## [THE PROBLEM]
Your task is to reproduce, verbatim and without pictures, the lines from the opening of the listing through the line containing "const subtitleLine = '(Valores".

## [EXTRACTED INFORMATION]
▬▬▬
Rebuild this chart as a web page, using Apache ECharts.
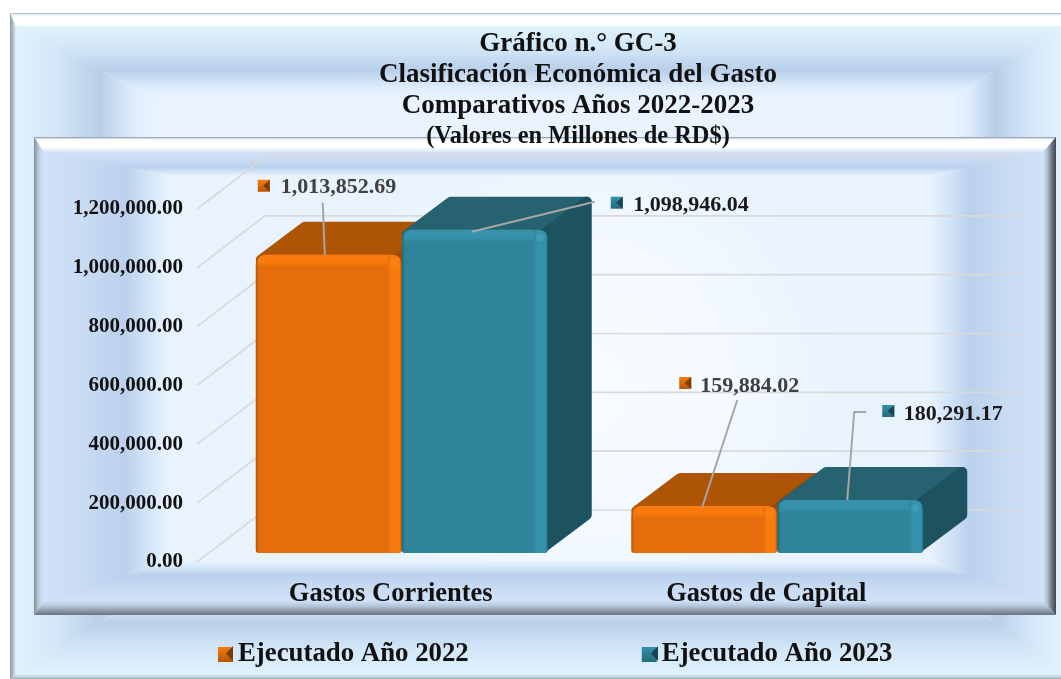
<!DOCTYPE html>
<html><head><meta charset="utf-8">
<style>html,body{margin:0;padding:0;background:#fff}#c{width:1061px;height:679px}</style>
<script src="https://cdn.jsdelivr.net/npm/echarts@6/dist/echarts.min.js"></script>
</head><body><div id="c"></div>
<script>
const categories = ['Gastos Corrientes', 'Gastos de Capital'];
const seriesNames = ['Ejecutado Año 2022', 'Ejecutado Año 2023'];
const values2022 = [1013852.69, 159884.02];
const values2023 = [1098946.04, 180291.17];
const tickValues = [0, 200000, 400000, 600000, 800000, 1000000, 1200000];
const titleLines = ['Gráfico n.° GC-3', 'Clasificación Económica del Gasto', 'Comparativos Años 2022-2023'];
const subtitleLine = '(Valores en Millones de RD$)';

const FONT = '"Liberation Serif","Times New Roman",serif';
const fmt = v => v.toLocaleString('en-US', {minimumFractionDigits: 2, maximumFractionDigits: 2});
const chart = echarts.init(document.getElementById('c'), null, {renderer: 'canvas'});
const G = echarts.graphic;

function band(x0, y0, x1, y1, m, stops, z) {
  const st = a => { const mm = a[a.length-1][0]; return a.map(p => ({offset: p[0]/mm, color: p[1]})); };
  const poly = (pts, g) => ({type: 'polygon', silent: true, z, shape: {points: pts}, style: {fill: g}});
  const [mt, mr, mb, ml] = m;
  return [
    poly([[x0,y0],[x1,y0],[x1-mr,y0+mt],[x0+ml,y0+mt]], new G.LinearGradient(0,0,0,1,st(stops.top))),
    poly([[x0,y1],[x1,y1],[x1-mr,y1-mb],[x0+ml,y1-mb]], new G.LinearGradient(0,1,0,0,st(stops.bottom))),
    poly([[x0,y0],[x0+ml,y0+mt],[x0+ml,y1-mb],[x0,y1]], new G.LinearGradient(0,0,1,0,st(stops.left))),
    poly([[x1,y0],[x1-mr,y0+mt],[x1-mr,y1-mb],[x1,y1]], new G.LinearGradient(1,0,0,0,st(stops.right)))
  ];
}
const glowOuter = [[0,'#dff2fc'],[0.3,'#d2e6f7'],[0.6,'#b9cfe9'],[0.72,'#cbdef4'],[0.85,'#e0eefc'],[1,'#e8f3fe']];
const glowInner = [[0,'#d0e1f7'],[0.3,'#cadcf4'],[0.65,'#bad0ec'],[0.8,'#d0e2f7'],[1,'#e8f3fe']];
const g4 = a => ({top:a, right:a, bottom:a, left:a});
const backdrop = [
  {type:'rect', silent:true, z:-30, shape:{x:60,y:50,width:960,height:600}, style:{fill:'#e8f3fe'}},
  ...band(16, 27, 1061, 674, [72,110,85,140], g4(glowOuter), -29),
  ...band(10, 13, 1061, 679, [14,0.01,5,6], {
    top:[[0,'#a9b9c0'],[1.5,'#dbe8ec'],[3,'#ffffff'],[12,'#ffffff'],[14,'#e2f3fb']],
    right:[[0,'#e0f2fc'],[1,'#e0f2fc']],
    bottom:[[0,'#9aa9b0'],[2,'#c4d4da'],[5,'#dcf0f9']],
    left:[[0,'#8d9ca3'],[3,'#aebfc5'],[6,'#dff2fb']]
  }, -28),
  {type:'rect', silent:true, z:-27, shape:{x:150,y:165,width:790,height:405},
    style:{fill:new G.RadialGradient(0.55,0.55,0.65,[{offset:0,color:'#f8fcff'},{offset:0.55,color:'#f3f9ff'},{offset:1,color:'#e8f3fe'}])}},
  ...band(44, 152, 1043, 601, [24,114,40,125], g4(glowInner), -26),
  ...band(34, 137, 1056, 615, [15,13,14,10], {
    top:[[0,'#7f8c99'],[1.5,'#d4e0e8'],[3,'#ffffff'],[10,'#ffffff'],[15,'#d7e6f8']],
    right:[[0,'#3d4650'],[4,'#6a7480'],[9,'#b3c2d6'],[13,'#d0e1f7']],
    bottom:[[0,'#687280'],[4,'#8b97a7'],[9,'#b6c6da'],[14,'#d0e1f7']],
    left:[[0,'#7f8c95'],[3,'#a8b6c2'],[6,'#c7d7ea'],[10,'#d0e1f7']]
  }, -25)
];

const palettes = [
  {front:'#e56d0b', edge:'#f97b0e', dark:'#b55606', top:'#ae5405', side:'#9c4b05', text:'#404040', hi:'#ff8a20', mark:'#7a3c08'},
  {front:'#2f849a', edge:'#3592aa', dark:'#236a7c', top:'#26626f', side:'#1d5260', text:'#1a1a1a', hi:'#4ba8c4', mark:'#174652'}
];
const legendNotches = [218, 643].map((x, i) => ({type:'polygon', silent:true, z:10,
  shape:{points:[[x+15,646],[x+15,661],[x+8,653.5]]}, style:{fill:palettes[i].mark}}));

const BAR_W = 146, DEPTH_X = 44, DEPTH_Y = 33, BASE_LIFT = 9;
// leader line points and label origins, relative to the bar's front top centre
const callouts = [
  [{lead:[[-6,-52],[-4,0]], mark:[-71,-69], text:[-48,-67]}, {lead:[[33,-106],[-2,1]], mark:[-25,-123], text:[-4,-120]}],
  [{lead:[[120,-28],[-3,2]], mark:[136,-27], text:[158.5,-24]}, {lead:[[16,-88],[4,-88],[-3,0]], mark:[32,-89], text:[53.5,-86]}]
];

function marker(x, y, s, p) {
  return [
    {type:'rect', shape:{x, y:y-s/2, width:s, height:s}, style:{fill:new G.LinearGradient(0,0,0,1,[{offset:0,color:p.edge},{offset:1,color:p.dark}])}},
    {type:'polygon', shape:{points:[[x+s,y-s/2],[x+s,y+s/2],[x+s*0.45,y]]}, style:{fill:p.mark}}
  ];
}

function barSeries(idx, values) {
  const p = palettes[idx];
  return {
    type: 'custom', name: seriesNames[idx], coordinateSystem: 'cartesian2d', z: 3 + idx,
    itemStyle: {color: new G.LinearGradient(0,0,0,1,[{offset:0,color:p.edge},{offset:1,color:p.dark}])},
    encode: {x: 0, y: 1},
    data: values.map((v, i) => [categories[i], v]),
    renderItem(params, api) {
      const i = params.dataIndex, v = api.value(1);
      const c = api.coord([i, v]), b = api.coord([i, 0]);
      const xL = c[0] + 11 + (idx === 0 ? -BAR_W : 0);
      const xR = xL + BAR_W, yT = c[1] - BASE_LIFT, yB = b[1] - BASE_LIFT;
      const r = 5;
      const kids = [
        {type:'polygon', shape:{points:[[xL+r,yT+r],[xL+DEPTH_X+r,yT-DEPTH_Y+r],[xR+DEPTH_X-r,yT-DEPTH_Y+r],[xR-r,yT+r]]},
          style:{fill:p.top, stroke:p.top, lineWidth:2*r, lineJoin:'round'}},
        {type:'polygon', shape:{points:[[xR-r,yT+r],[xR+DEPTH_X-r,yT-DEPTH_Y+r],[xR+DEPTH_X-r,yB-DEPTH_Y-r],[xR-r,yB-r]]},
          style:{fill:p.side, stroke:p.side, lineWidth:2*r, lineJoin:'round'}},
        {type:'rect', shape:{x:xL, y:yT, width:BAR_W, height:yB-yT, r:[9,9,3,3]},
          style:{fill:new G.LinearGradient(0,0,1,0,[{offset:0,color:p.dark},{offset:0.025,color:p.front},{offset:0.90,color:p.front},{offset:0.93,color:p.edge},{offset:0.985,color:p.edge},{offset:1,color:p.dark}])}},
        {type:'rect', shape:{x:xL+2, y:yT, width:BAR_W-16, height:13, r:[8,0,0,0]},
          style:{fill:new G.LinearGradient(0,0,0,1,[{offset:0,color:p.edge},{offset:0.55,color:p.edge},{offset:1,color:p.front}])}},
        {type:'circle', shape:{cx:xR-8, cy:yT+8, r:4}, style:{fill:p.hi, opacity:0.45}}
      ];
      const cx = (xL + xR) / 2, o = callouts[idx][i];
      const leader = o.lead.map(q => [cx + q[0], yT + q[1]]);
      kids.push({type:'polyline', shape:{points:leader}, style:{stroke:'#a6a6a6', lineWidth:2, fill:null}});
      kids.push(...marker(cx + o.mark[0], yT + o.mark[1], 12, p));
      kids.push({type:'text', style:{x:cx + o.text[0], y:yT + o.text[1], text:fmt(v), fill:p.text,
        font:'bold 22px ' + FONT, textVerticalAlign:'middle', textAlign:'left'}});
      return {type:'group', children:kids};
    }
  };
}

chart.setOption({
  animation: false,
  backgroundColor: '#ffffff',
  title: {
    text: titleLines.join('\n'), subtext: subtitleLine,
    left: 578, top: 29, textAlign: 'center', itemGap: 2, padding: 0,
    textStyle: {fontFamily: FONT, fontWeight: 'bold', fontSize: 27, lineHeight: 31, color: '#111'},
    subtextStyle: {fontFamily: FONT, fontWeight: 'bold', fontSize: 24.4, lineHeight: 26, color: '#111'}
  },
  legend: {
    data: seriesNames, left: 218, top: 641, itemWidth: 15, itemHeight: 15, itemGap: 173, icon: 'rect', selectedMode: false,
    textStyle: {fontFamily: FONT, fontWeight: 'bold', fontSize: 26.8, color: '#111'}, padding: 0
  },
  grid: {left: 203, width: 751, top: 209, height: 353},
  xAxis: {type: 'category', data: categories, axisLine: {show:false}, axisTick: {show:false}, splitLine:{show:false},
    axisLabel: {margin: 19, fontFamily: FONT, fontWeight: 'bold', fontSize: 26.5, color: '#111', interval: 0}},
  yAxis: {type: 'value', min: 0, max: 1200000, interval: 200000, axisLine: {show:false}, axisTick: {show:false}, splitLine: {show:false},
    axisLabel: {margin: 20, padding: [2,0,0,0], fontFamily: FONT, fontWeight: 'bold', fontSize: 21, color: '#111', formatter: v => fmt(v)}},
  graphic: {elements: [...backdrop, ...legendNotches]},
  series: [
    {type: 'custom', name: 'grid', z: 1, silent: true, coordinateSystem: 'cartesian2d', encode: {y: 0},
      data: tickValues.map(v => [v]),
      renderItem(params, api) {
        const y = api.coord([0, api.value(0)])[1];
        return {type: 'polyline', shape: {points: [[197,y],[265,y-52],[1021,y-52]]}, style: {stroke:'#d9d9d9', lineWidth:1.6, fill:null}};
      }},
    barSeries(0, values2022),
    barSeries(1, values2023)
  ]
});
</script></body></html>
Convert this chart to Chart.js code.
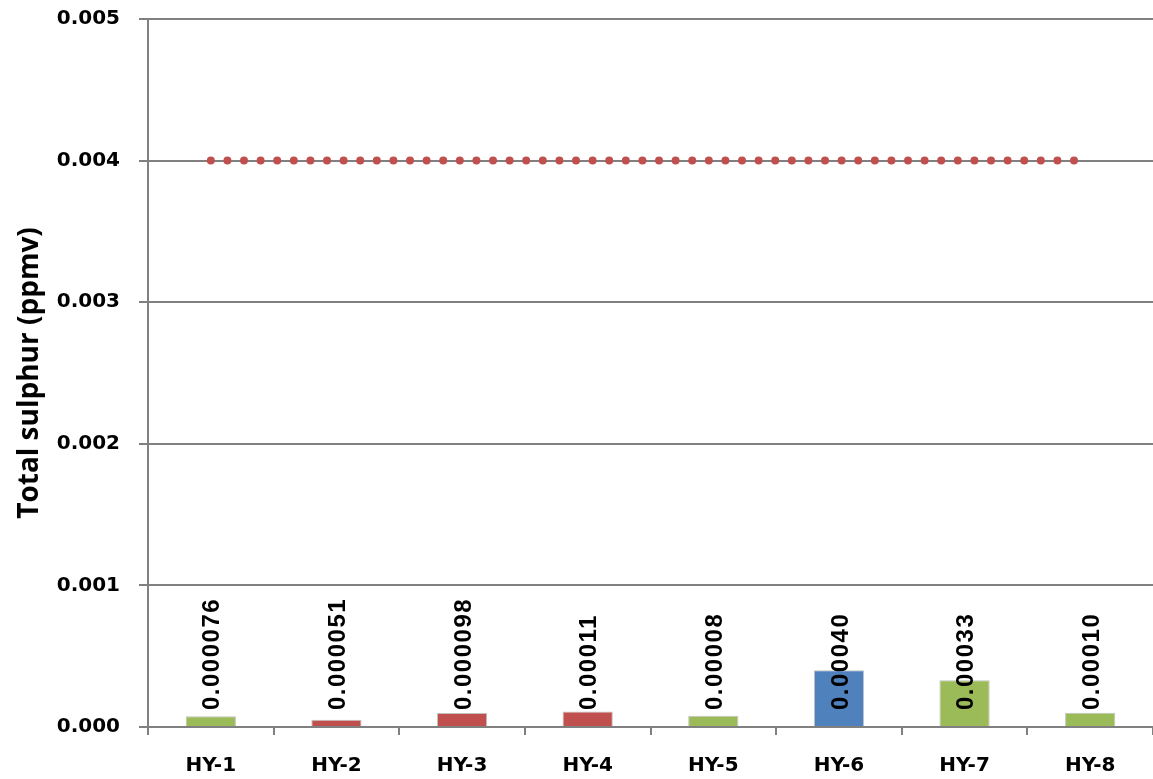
▬▬▬
## [WORKED ANSWER]
Rebuild this chart as a web page, using Apache ECharts.
<!DOCTYPE html>
<html><head><meta charset="utf-8">
<style>html,body{margin:0;padding:0;background:#fff}#c{width:1061px;height:679px}</style>
<script src="https://cdn.jsdelivr.net/npm/echarts@6/dist/echarts.min.js"></script>
</head><body><div id="c"></div>
<script>
const categories = ['Gastos Corrientes', 'Gastos de Capital'];
const seriesNames = ['Ejecutado Año 2022', 'Ejecutado Año 2023'];
const values2022 = [1013852.69, 159884.02];
const values2023 = [1098946.04, 180291.17];
const tickValues = [0, 200000, 400000, 600000, 800000, 1000000, 1200000];
const titleLines = ['Gráfico n.° GC-3', 'Clasificación Económica del Gasto', 'Comparativos Años 2022-2023'];
const subtitleLine = '(Valores en Millones de RD$)';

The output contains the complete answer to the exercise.